→ Task to complete
Leave out the pictures and set down exactly the lines from the start of the listing through the one with "const line = d3.line().x(cx).y(d => y(d));", both included.

→ Provided data
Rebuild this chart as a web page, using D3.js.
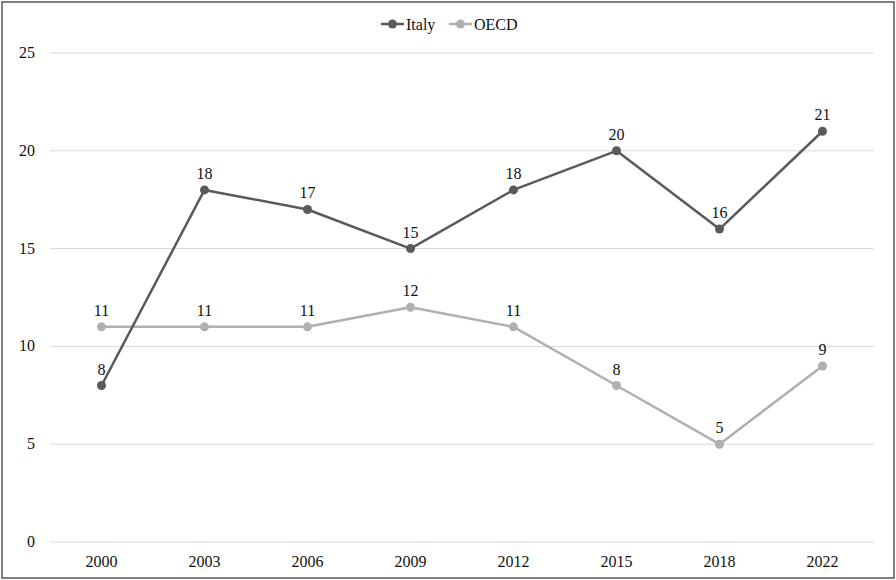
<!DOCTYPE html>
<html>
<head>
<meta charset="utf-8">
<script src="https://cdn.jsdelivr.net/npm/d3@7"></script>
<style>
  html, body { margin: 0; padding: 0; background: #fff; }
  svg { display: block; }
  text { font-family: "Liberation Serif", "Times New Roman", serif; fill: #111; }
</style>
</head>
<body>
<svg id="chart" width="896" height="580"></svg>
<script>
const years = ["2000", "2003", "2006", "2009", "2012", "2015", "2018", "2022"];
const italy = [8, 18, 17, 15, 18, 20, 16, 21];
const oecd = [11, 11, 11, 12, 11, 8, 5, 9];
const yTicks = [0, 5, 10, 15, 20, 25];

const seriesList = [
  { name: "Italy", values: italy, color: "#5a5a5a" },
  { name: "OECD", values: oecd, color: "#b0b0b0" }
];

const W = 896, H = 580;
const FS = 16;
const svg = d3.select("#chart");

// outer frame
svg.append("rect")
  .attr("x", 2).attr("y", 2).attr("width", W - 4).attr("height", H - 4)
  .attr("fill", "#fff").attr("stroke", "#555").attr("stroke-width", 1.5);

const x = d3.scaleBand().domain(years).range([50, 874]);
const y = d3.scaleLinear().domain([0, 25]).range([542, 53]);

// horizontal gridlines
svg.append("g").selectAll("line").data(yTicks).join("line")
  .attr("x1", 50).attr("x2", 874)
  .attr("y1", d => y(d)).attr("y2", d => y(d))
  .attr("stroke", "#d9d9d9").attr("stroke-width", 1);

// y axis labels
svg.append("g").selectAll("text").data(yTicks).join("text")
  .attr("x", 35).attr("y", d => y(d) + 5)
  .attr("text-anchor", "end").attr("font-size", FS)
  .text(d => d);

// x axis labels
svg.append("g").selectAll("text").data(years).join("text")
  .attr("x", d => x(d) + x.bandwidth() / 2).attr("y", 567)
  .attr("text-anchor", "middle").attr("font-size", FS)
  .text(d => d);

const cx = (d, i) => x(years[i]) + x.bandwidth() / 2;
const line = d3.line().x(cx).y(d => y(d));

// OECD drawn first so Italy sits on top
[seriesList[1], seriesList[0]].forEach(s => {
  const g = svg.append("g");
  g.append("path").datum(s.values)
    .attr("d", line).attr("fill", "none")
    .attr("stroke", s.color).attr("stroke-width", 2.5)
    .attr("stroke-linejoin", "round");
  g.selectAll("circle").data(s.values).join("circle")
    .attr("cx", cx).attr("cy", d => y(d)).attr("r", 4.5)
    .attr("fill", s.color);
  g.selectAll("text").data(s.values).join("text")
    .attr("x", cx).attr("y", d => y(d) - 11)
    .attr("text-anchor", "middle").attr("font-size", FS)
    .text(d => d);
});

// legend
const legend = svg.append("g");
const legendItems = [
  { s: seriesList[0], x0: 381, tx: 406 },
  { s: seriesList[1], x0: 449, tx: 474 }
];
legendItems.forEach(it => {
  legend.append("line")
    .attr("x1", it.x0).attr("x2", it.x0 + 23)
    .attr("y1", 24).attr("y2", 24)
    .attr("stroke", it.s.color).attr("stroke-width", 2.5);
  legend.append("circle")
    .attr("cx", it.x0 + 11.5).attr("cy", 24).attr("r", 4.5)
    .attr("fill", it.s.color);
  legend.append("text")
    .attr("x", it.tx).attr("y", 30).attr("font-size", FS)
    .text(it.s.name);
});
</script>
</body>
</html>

→ Task result
Rebuild this chart as a web page, using D3.js.
<!DOCTYPE html>
<html>
<head>
<meta charset="utf-8">
<script src="https://cdn.jsdelivr.net/npm/d3@7"></script>
<style>
  html, body { margin: 0; padding: 0; background: #fff; }
  svg { display: block; }
  text { font-family: "Liberation Serif", "Times New Roman", serif; fill: #111; }
</style>
</head>
<body>
<svg id="chart" width="896" height="580"></svg>
<script>
const years = ["2000", "2003", "2006", "2009", "2012", "2015", "2018", "2022"];
const italy = [8, 18, 17, 15, 18, 20, 16, 21];
const oecd = [11, 11, 11, 12, 11, 8, 5, 9];
const yTicks = [0, 5, 10, 15, 20, 25];

const seriesList = [
  { name: "Italy", values: italy, color: "#5a5a5a" },
  { name: "OECD", values: oecd, color: "#b0b0b0" }
];

const W = 896, H = 580;
const FS = 16;
const svg = d3.select("#chart");

// outer frame
svg.append("rect")
  .attr("x", 2).attr("y", 2).attr("width", W - 4).attr("height", H - 4)
  .attr("fill", "#fff").attr("stroke", "#555").attr("stroke-width", 1.5);

const x = d3.scaleBand().domain(years).range([50, 874]);
const y = d3.scaleLinear().domain([0, 25]).range([542, 53]);

// horizontal gridlines
svg.append("g").selectAll("line").data(yTicks).join("line")
  .attr("x1", 50).attr("x2", 874)
  .attr("y1", d => y(d)).attr("y2", d => y(d))
  .attr("stroke", "#d9d9d9").attr("stroke-width", 1);

// y axis labels
svg.append("g").selectAll("text").data(yTicks).join("text")
  .attr("x", 35).attr("y", d => y(d) + 5)
  .attr("text-anchor", "end").attr("font-size", FS)
  .text(d => d);

// x axis labels
svg.append("g").selectAll("text").data(years).join("text")
  .attr("x", d => x(d) + x.bandwidth() / 2).attr("y", 567)
  .attr("text-anchor", "middle").attr("font-size", FS)
  .text(d => d);

const cx = (d, i) => x(years[i]) + x.bandwidth() / 2;
const line = d3.line().x(cx).y(d => y(d));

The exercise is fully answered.